Alternative rocker and indie popper, Oliver Shaw, has released visuals for the second single, “Miss Healy”, off his debut album, The Last Of The English Cowboys, which will be self-released exclusively on vinyl December 15. Last night (Friday, October 19) saw him debuting this new single and music video for said track at Nambucca, London.  “Silent Movie” was performed live against the projected backdrop of its music video at same venue, September 7.

Known as The Oliver Shaw Experience when playing as a full band, Oliver Shaw creates poetic, entrancing melodies with an alternative rock and indie pop sound, eclectic but original, influenced by The Beatles, Radiohead, Syd Barrett, The Small Faces, The Doors and The Rolling Stones. Having already played over one hundred gigs this year, he’s one of a dying breed of dedicated London unsigned musicians looking to make his mark, this track a statement of intent.

“Miss Healy” is a romantic, psychedelic tale about wanting a feeling or a loving memory never to pass.  It begins with climatic drums, yet despondent of subsequent guitar strum.  “Please don’t, don’t you ever change,” sounding maybe contentment yet comfort in melancholy. Furthermore, there’s a touching question, one displaying much vulnerability in when he asks, “When you’re up, please don’t feel down/And if I sing this song forever, would you still want me around?”

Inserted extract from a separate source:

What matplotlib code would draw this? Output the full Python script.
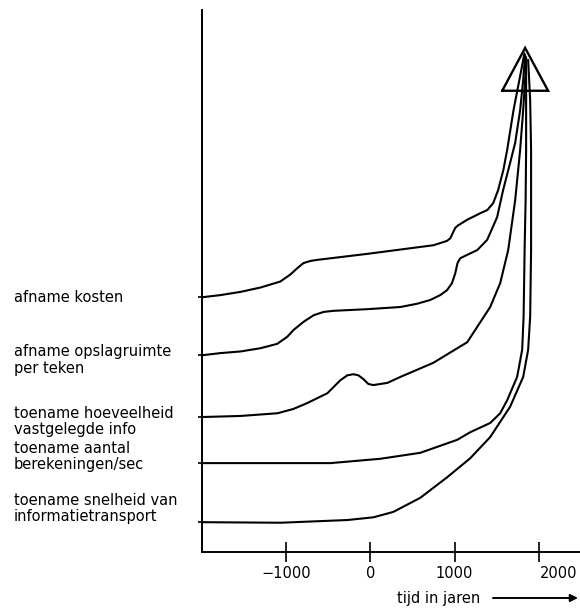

This question maybe smacking of desperation, maybe that happy melancholy has finally given way to paranoia and insecurity.  The closing moments pair back the instrumentation for a brief vocal refrain, quite a tool to deploy as it adds extra emphasis to Oliver’s voice and the words he’s dying to be heard.  Maybe if the person in question could hear what he had to say then maybe memories could transfer to new ones.  A small window of opportunity to tell her he loves her.

The visuals are all filmed on VHS camera by director, Alex Aromós, and stars Alicia Carpenter. Stylist is Mia Williams.  It opens with Oliver on the grass in a fetal position, eyes closed with a smile as brimming as the hat on his very head.  Basking in the recent memory of glowing love?  When the song proper begins after those climatic drums a kaleidoscope effect begins, making for a trippy, psychedelic experience replete with flowers and old VHS nostalgia.

The narrative seems to be like a handheld VHS camcorder documenting actually quite a happy relationship.  The look on the her face’s more akin to that of mutually besotted than could otherwise be implied.  He’s not stalking her or mulling over a good thing gone bad. In fact the whole thing is quite romantic, with Oliver seemingly serenading this girl with his acoustic guitar as she exits a house worthy of a balcony scene in Romeo And Juliet.  Star-crossed lovers?  No.

The song seems to, somehow, convey both requited love and yet a longing verging on melancholy and desperation. There’s no doubt there’s a very loving vibe to the whole thing in general.  The earnest vocals, abandon of despondent strum.  Unless you know Oliver’s intentions in writing the song from the start, you might have contradictory ideas about the track spilling forth.  However, is the joy not in music that someone can interpret songs differently as from intended?